- _Entries provided_
# # # #

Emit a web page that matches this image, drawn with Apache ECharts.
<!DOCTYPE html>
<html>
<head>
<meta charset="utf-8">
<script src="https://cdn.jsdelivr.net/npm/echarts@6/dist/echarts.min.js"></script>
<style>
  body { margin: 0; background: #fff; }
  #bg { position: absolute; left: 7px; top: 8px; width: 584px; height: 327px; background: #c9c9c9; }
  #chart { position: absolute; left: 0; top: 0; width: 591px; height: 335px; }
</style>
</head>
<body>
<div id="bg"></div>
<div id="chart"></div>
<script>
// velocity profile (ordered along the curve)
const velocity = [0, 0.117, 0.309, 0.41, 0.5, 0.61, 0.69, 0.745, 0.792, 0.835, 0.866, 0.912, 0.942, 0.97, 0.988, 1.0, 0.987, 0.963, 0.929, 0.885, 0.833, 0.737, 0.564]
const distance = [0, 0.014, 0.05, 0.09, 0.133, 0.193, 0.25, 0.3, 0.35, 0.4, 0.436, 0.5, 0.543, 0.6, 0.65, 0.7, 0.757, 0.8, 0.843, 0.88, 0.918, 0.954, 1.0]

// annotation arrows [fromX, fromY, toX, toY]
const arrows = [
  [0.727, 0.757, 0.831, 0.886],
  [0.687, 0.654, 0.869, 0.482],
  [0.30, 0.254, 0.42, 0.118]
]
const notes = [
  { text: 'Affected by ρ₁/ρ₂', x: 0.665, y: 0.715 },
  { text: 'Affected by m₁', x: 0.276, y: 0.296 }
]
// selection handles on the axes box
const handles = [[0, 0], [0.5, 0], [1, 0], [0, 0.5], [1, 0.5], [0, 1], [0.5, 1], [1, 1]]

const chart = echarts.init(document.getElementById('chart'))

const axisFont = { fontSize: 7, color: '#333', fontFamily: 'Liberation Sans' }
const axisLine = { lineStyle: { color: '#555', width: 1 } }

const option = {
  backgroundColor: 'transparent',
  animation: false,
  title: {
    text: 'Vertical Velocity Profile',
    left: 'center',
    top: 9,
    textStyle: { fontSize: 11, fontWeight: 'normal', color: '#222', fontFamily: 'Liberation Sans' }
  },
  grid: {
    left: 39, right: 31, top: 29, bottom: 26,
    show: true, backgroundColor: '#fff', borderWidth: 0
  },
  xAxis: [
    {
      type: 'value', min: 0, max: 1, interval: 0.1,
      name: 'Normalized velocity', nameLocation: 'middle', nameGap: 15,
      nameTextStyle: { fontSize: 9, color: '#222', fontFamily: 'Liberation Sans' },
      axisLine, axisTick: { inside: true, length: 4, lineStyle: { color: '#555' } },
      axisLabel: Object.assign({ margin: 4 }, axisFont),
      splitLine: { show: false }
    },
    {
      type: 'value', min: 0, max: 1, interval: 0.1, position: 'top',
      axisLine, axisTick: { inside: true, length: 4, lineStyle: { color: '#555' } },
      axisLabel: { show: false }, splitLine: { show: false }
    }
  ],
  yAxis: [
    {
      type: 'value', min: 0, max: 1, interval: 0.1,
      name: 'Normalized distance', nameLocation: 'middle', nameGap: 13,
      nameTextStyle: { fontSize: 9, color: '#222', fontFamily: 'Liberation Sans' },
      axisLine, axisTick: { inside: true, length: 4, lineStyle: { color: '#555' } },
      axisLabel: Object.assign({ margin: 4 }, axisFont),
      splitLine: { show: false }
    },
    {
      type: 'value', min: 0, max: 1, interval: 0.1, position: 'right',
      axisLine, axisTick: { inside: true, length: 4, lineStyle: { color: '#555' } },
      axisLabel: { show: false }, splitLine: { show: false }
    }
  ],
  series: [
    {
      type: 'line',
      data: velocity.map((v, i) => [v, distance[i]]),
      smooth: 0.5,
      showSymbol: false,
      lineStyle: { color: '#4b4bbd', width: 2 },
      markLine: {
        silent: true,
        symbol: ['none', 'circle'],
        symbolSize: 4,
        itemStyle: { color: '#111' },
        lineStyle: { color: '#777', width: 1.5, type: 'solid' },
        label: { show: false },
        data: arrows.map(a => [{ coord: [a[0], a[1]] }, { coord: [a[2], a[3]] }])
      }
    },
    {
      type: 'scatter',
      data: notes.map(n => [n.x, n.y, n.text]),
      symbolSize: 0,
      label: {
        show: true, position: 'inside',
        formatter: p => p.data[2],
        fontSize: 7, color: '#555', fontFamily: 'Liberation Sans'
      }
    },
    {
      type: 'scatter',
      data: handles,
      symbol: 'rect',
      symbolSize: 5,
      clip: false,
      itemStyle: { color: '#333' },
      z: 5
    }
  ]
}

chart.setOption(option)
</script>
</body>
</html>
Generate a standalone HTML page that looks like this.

# # # #

- _Direction_
From the records above, please extract every line and repeat it exactly.

- _Written solution_
Emit a web page that matches this image, drawn with Apache ECharts.
<!DOCTYPE html>
<html>
<head>
<meta charset="utf-8">
<script src="https://cdn.jsdelivr.net/npm/echarts@6/dist/echarts.min.js"></script>
<style>
  body { margin: 0; background: #fff; }
  #bg { position: absolute; left: 7px; top: 8px; width: 584px; height: 327px; background: #c9c9c9; }
  #chart { position: absolute; left: 0; top: 0; width: 591px; height: 335px; }
</style>
</head>
<body>
<div id="bg"></div>
<div id="chart"></div>
<script>
// velocity profile (ordered along the curve)
const velocity = [0, 0.117, 0.309, 0.41, 0.5, 0.61, 0.69, 0.745, 0.792, 0.835, 0.866, 0.912, 0.942, 0.97, 0.988, 1.0, 0.987, 0.963, 0.929, 0.885, 0.833, 0.737, 0.564]
const distance = [0, 0.014, 0.05, 0.09, 0.133, 0.193, 0.25, 0.3, 0.35, 0.4, 0.436, 0.5, 0.543, 0.6, 0.65, 0.7, 0.757, 0.8, 0.843, 0.88, 0.918, 0.954, 1.0]

// annotation arrows [fromX, fromY, toX, toY]
const arrows = [
  [0.727, 0.757, 0.831, 0.886],
  [0.687, 0.654, 0.869, 0.482],
  [0.30, 0.254, 0.42, 0.118]
]
const notes = [
  { text: 'Affected by ρ₁/ρ₂', x: 0.665, y: 0.715 },
  { text: 'Affected by m₁', x: 0.276, y: 0.296 }
]
// selection handles on the axes box
const handles = [[0, 0], [0.5, 0], [1, 0], [0, 0.5], [1, 0.5], [0, 1], [0.5, 1], [1, 1]]

const chart = echarts.init(document.getElementById('chart'))

const axisFont = { fontSize: 7, color: '#333', fontFamily: 'Liberation Sans' }
const axisLine = { lineStyle: { color: '#555', width: 1 } }

const option = {
  backgroundColor: 'transparent',
  animation: false,
  title: {
    text: 'Vertical Velocity Profile',
    left: 'center',
    top: 9,
    textStyle: { fontSize: 11, fontWeight: 'normal', color: '#222', fontFamily: 'Liberation Sans' }
  },
  grid: {
    left: 39, right: 31, top: 29, bottom: 26,
    show: true, backgroundColor: '#fff', borderWidth: 0
  },
  xAxis: [
    {
      type: 'value', min: 0, max: 1, interval: 0.1,
      name: 'Normalized velocity', nameLocation: 'middle', nameGap: 15,
      nameTextStyle: { fontSize: 9, color: '#222', fontFamily: 'Liberation Sans' },
      axisLine, axisTick: { inside: true, length: 4, lineStyle: { color: '#555' } },
      axisLabel: Object.assign({ margin: 4 }, axisFont),
      splitLine: { show: false }
    },
    {
      type: 'value', min: 0, max: 1, interval: 0.1, position: 'top',
      axisLine, axisTick: { inside: true, length: 4, lineStyle: { color: '#555' } },
      axisLabel: { show: false }, splitLine: { show: false }
    }
  ],
  yAxis: [
    {
      type: 'value', min: 0, max: 1, interval: 0.1,
      name: 'Normalized distance', nameLocation: 'middle', nameGap: 13,
      nameTextStyle: { fontSize: 9, color: '#222', fontFamily: 'Liberation Sans' },
      axisLine, axisTick: { inside: true, length: 4, lineStyle: { color: '#555' } },
      axisLabel: Object.assign({ margin: 4 }, axisFont),
      splitLine: { show: false }
    },
    {
      type: 'value', min: 0, max: 1, interval: 0.1, position: 'right',
      axisLine, axisTick: { inside: true, length: 4, lineStyle: { color: '#555' } },
      axisLabel: { show: false }, splitLine: { show: false }
    }
  ],
  series: [
    {
      type: 'line',
      data: velocity.map((v, i) => [v, distance[i]]),
      smooth: 0.5,
      showSymbol: false,
      lineStyle: { color: '#4b4bbd', width: 2 },
      markLine: {
        silent: true,
        symbol: ['none', 'circle'],
        symbolSize: 4,
        itemStyle: { color: '#111' },
        lineStyle: { color: '#777', width: 1.5, type: 'solid' },
        label: { show: false },
        data: arrows.map(a => [{ coord: [a[0], a[1]] }, { coord: [a[2], a[3]] }])
      }
    },
    {
      type: 'scatter',
      data: notes.map(n => [n.x, n.y, n.text]),
      symbolSize: 0,
      label: {
        show: true, position: 'inside',
        formatter: p => p.data[2],
        fontSize: 7, color: '#555', fontFamily: 'Liberation Sans'
      }
    },
    {
      type: 'scatter',
      data: handles,
      symbol: 'rect',
      symbolSize: 5,
      clip: false,
      itemStyle: { color: '#333' },
      z: 5
    }
  ]
}

chart.setOption(option)
</script>
</body>
</html>
Generate a standalone HTML page that looks like this.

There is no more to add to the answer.